Forgetting carryovers
If your seconds or minutes exceed 59, you must convert them. Missing that step leads to totals that look plausible but are wrong.
Mixing clock time and duration time
There is a difference between adding durations and adding timestamps. If you are adding 1 hour 20 minutes to a starting clock time such as 2:45 PM, you are doing elapsed time calculation. If you are combining two durations, you are doing time addition. Some tools handle both, but the logic should stay clear.
Who benefits most from a time calculator?
- Freelancers who invoice by the hour
- Managers reviewing timesheets
- Students creating study plans
- Athletes and coaches building interval sessions
- Parents organizing school, work, and activity schedules
- Operations teams planning routes, shifts, or production windows
Best practices for accurate time addition
- Use a consistent format across your workflow.
- Decide whether your system needs standard time or decimal hours.
- Keep raw entries separate from rounded totals.

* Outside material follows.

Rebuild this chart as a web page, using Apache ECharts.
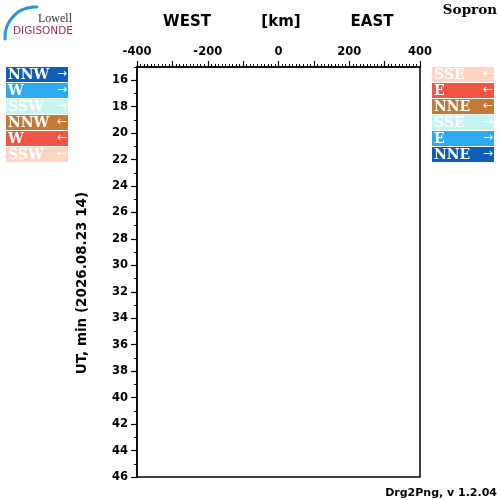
<!DOCTYPE html>
<html>
<head>
<meta charset="utf-8">
<script src="https://cdn.jsdelivr.net/npm/echarts@6/dist/echarts.min.js"></script>
<style>
html,body{margin:0;padding:0;background:#fff;}
#chart{width:500px;height:500px;}
</style>
</head>
<body>
<div id="chart"></div>
<script>
// ---- data ----
var xTickLabels = [-400, -200, 0, 200, 400];
var xMajorTicks = [-400, -300, -200, -100, 0, 100, 200, 300, 400];
var yTickLabels = [16, 18, 20, 22, 24, 26, 28, 30, 32, 34, 36, 38, 40, 42, 44, 46];
var yMinorTicks = [15, 17, 19, 21, 23, 25, 27, 29, 31, 33, 35, 37, 39, 41, 43, 45];
var leftLegendNames = ['NNW', 'W', 'SSW', 'NNW', 'W', 'SSW'];
var leftLegendArrows = ['\u2192', '\u2192', '\u2192', '\u2190', '\u2190', '\u2190'];
var leftLegendColors = ['#0d5eb6', '#2eaaf0', '#c4f5f2', '#c47a34', '#f05545', '#ffd4c2'];
var rightLegendNames = ['SSE', 'E', 'NNE', 'SSE', 'E', 'NNE'];
var rightLegendArrows = ['\u2190', '\u2190', '\u2190', '\u2192', '\u2192', '\u2192'];
var rightLegendColors = ['#ffd4c2', '#f05545', '#c47a34', '#c4f5f2', '#2eaaf0', '#0d5eb6'];
var seriesData = []; // no echoes recorded

var chart = echarts.init(document.getElementById('chart'), null, {renderer: 'canvas'});

var graphics = [];
function legendBlock(x0, names, arrows, colors) {
  for (var i = 0; i < names.length; i++) {
    var y0 = 67 + i * 16;
    graphics.push({
      type: 'rect', shape: {x: x0, y: y0, width: 62, height: 15},
      style: {fill: colors[i]}, silent: true
    });
    graphics.push({
      type: 'text', x: x0 + 2, y: y0 + 8,
      style: {text: names[i], fill: '#fff', font: 'bold 14px "DejaVu Serif"', textVerticalAlign: 'middle', textAlign: 'left'}
    });
    graphics.push({
      type: 'text', x: x0 + 61, y: y0 + 7,
      style: {text: arrows[i], fill: '#fff', font: '12px "DejaVu Sans"', textVerticalAlign: 'middle', textAlign: 'right'}
    });
  }
}
legendBlock(6, leftLegendNames, leftLegendArrows, leftLegendColors);
legendBlock(432, rightLegendNames, rightLegendArrows, rightLegendColors);

// logo
graphics.push({
  type: 'arc', shape: {cx: 35, cy: 37, r: 30, startAngle: Math.PI * 0.98, endAngle: Math.PI * 1.52, clockwise: true},
  style: {stroke: '#2d95cf', lineWidth: 3, fill: null, lineCap: 'round'}
});
graphics.push({
  type: 'text', x: 72, y: 19,
  style: {text: 'Lowell', fill: '#333', font: '12px "Liberation Serif"', textAlign: 'right', textVerticalAlign: 'middle'}
});
graphics.push({
  type: 'text', x: 13, y: 31,
  style: {text: 'DIGISONDE', fill: '#9b2c5e', font: '10.5px "DejaVu Sans"', textAlign: 'left', textVerticalAlign: 'middle'}
});
// titles
graphics.push({type: 'text', x: 187, y: 22, style: {text: 'WEST', fill: '#000', font: 'bold 15px "DejaVu Sans"', textAlign: 'center', textVerticalAlign: 'middle'}});
graphics.push({type: 'text', x: 281, y: 22, style: {text: '[km]', fill: '#000', font: 'bold 15px "DejaVu Sans"', textAlign: 'center', textVerticalAlign: 'middle'}});
graphics.push({type: 'text', x: 372, y: 22, style: {text: 'EAST', fill: '#000', font: 'bold 15px "DejaVu Sans"', textAlign: 'center', textVerticalAlign: 'middle'}});
graphics.push({type: 'text', x: 497, y: 10, style: {text: 'Sopron', fill: '#000', font: 'bold 13.5px "DejaVu Serif"', textAlign: 'right', textVerticalAlign: 'middle'}});
graphics.push({type: 'text', x: 497, y: 493, style: {text: 'Drg2Png, v 1.2.04', fill: '#000', font: 'bold 11px "DejaVu Sans"', textAlign: 'right', textVerticalAlign: 'middle'}});
// y axis title
graphics.push({type: 'text', x: 82, y: 283, rotation: Math.PI / 2,
  style: {text: 'UT, min (2026.08.23 14)', fill: '#000', font: 'bold 13.5px "DejaVu Sans"', textAlign: 'center', textVerticalAlign: 'middle'}});

var labelStyle = {color: '#000', fontWeight: 'bold', fontSize: 11.5, fontFamily: 'DejaVu Sans'};

var option = {
  animation: false,
  backgroundColor: '#fff',
  grid: {left: 137, top: 67, width: 283, height: 410, show: true, borderColor: '#000', borderWidth: 1.5, backgroundColor: 'transparent'},
  xAxis: [{
    type: 'value', position: 'top', min: -400, max: 400, interval: 100,
    axisLine: {show: true, onZero: false, lineStyle: {color: '#000', width: 1.5}},
    axisTick: {show: true, inside: false, length: 6, customValues: xMajorTicks, lineStyle: {color: '#000', width: 1.2}},
    minorTick: {show: true, splitNumber: 10, length: 3, lineStyle: {color: '#000', width: 1}},
    axisLabel: {show: true, customValues: xTickLabels, margin: 9, formatter: function (v) { return String(v); }, ...labelStyle},
    splitLine: {show: false}
  }],
  yAxis: [{
    type: 'value', inverse: true, min: 15, max: 46, position: 'left',
    axisLine: {show: true, onZero: false, lineStyle: {color: '#000', width: 1.5}},
    axisTick: {show: true, length: 6, customValues: yTickLabels, lineStyle: {color: '#000', width: 1.2}},
    axisLabel: {show: true, customValues: yTickLabels, margin: 9, ...labelStyle},
    splitLine: {show: false}
  }, {
    type: 'value', inverse: true, min: 15, max: 46, position: 'left', offset: 0,
    axisLine: {show: false, onZero: false},
    axisTick: {show: true, length: 3, customValues: yMinorTicks, lineStyle: {color: '#000', width: 1}},
    axisLabel: {show: false},
    splitLine: {show: false}
  }],
  series: [{type: 'scatter', data: seriesData, xAxisIndex: 0, yAxisIndex: 0}],
  graphic: graphics
};
chart.setOption(option);
</script>
</body>
</html>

- For payroll or billing, review your rounding rules before reporting.
- Use a calculator whenever you combine many short intervals.
Authoritative resources on time standards and time use data
If you want deeper context on how time is measured and how people use time in the United States, these sources are excellent references:
- National Institute of Standards and Technology time and frequency division
- U.S. Bureau of Labor Statistics American Time Use Survey
- NIST guidance on SI units, including the second as a base unit
Final thoughts
An adding time calculator is more than a convenience tool. It is a practical accuracy system for daily life and professional work. Whether you are totaling work sessions, combining travel durations, or balancing a packed schedule, correct time addition helps you make better decisions. The calculator on this page gives you fast, readable results and a helpful visual summary, so you can move from arithmetic to action with confidence.
Use it whenever you need a dependable answer without manual carryover errors. In environments where every minute matters, that small improvement can make a meaningful difference.